Soll der Auftrag des öffentlich-rechtlichen Rundfunks neu definiert werden? Kritiker monieren immer wieder die „ungebremste Expansion“ der Anstalten, die Vielzahl der Sender oder den hohen Umfang der Unterhaltung am Gesamtprogramm. DLF-Chefredakteurin Wentzien hatte argumentiert, im Wettbewerb zwischen öffentlich-rechtlichen und privatwirtschaftlichen Medien komme ersteren nicht zuletzt die Aufgabe zu, Defizite der Privaten auszugleichen.
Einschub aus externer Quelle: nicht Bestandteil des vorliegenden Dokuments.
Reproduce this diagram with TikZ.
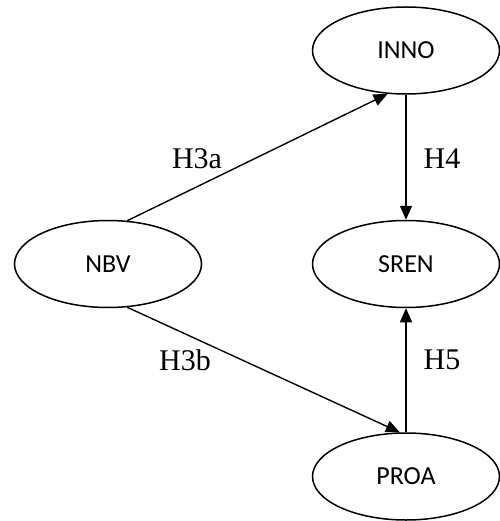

Ein Phänomen wie Donald Trump lasse sich schließlich auch mit dem wirtschaftlich bedingten Wegbrechen einer funktionierenden US-Lokalpresse erklären.
Gostomzyk verwies darauf, dass sich seit der Weiterentwicklung des Rundfunks zum dualen System Anfang der 80er Jahre an der Rolle des öffentlich-rechtlichen Rundfunks nichts gerändert habe. „Er ist der Kern des Ganzen, er erfüllt den Funktionsauftrag, er schafft die Grundversorgung mit Information, Bildung, Kultur und Unterhaltung“. Alles, was von privater Seite beigesteuert werde, sei Ergänzung. Nur aufgrund der Existenz eines funktionierenden öffentlich-rechtlichen Systems könne man die Ansprüche an die Informationsqualität der Privaten absenken. Wie im Detail die Leistungen der Öffentlich-Rechtlichen beschaffen sein sollten, sei aber politisch verhandelbar.